Y2K + 1
I did a lot of Y2K remediations, starting in late 1998. It was fun work. I was working in PCAO at the time, and there were a lot of small embedded computers in plants and industrial facilities. These had 2 digit decimal year counters that would overflow on the change of year. Predictable, but bad behavior.
A common scheme in the industries I coded in was to add a firmware patch that would change the year to 1972 and add an offset (28 in this case) as the time was output. The offset was, in most cases, separate from the year counter and was added on every output of dates.
At one company, one of the critical control machines created a canonical date for all of the other machines in the shop.

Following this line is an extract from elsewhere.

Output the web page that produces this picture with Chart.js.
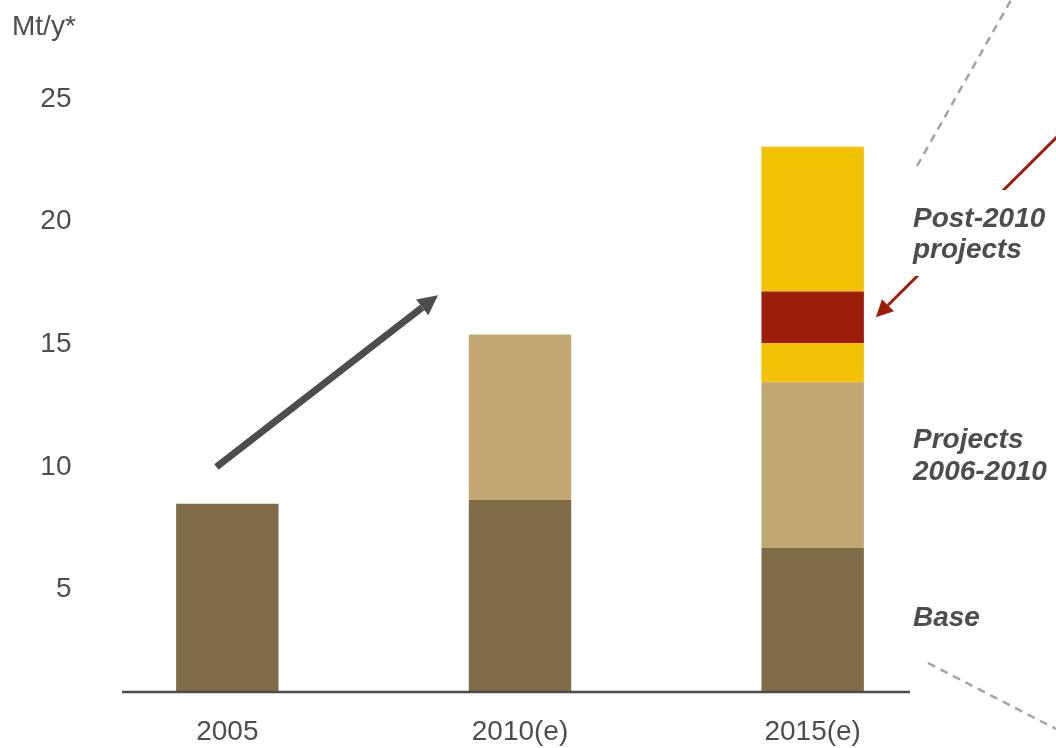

So they installed the firmware, the year changed, the firmware changed the date to 1972 and added 28 to the offset. Of course, there was code to mitigate the Feb 29 date.
Fast forward to the end of 2000. The firmware had not been updated. So, the year changed, the firmware set the year to 1972 and added 28 to the offset register. The clocks told all of the other computers it was now January 01 2028 (1972 + 56). A few minutes after midnight, the machines started running their cleanup code; one step was to delete any database records not created in the most recent ten years. By the time anybody figured out what had happened, the databases were empty and starting to collect data for 2028. It took many hours of hard work to fix that particular issue.
I was not responsible for anything in that domain, so I got to just sit back and watch the pandemonium.
I first ran into the 2038 problem when I was writing device driver code for handling expiration dates on magnetic tapes. That one scares me. I knew from my work that the Y2K issues were largely hype.
If I am alive in 2038, I will be in a bunker somewhere with food, water, and a way to adequately protect me and my family.